Mystery man of U.S. Open:
David Duval, in contention
FARMINGDALE, N.Y. -- It was early Sunday evening, just about the time the U.S. Open champion is getting his trophy and making his acceptance speech. But in this one, this most weather-fragmented of U.S. Opens, this was just the start of the final round, and so the fans had been hanging around since the third round finished some time before and waited to see the start of the fourth just as dusk began to gather, somewhere around 7:30. A player in a light blue golf shirt stepped out on the first tee, loosened up with a swing, then stepped up to the ball. But who was he? He looked vaguely familiar – the shape of the face, the way the chin swept in, the pronounced shoulderliness of him. Something was missing. The sunglasses. The wraparound sunglasses. You could tell by pale white skin around his eyes. As though he’d fallen asleep on a tanning bed. He was no more out in the sun without his sunglasses than Dracula was out at night without his cape.
Duval. Of course, David Duval. The man who lived behind sunglasses. They shielded him from the sun, and could it be they also shielded him from the world?
Whatever the case, he was a welcome sight to the world of golf. In golf time, it had been ages since anyone saw him in contention in golf. He was almost a biblical prodigal son in his absence, but without the moral overtones. He was back. At least back in contention.

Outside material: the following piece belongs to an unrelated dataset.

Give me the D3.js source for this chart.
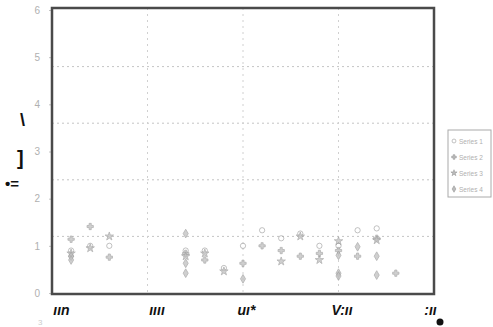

“Well, I’m excited to go play some more,” he’d said, after finishing the third round. These were alien scores to him, these past years: 67-70-70, 3 under 207, tied for third, just five off the lead. In an earlier time, he lived in that territory.
But so cautious, so halting. There was a time he walked with Tiger Woods. But how does he express it?
“Well,” he said, “I’d like to think I enjoyed it immensely, you know – eight, 10 years ago, when I was on top of the world.”
This was a voice from somewhere deep. He’d like to think that he’d enjoyed it?
“But with a life that’s a little more complete, I probably honestly enjoy it more now,” he said. He was speaking of marriage and family.
“I have no less desire at this point than I did back then,” he said. “However, I probably feel like I don’t simply do it for myself anymore. And you know, that’s a nice feeling.”
Strange, the use of the word “probably” in a perfectly natural setting in which certainty would reside. As though he were creeping up on a good and rich feeling but was afraid to trust it.
What years those were. He had 13 victories in just five years – three in 1997, four in ’98, four in ’99, one in 2000, and one in 2001, and that the British Open, no less. And then he said, in an odd way – is that all there is? Had the fire gone out? Or worse, had ennui set in?
Duval remained the mystery of pro golf. Not only had he not won since that 2001 British Open, he hadn’t done much of anything till now. He picked his spots to play, enter a tournament, miss the cut, go home. It seemed despair had set in. In 2007, he entered just seven tournaments, had no top-10 finishes, and made just $71,945.
“I just knew that I had developed some very bad swing problems, and through it, lost all confidence,” Duval said. “I believed I could get it back. I knew the process was going to take a long time and it would take a lot of work. But you know, I’m just not a quitter.”
Some memories are a mix of pride and pain. Like the humiliation of the 2004 U.S. Open.
“Kind of like when I played at Shinnecock and shot a couple rounds in the 80s,” Duval said. “I’m damn sure not going to quit at that point. I don’t remember what my score was – maybe 84, 85 at Augusta – but I wasn’t going to quit. My older boys had come with me. So you have a rough day and quit and pack up and go home? That’s not what I think how it should be, and I don’t think that’s an example to set.”
Duval will go back out onto the shaggy, sodden stretches of Bethpage Black Monday morning. He played two holes before darkness shut down play Sunday. He bogeyed the first, parred the second, and is tied for third at 2 under.
Duval will be in contention for the U.S. Open – in contention for anything – for the first time in a lifetime, it seems. He will be back behind the sunglasses, and whatever he shoots, he’ll be looking a lot more like his old self.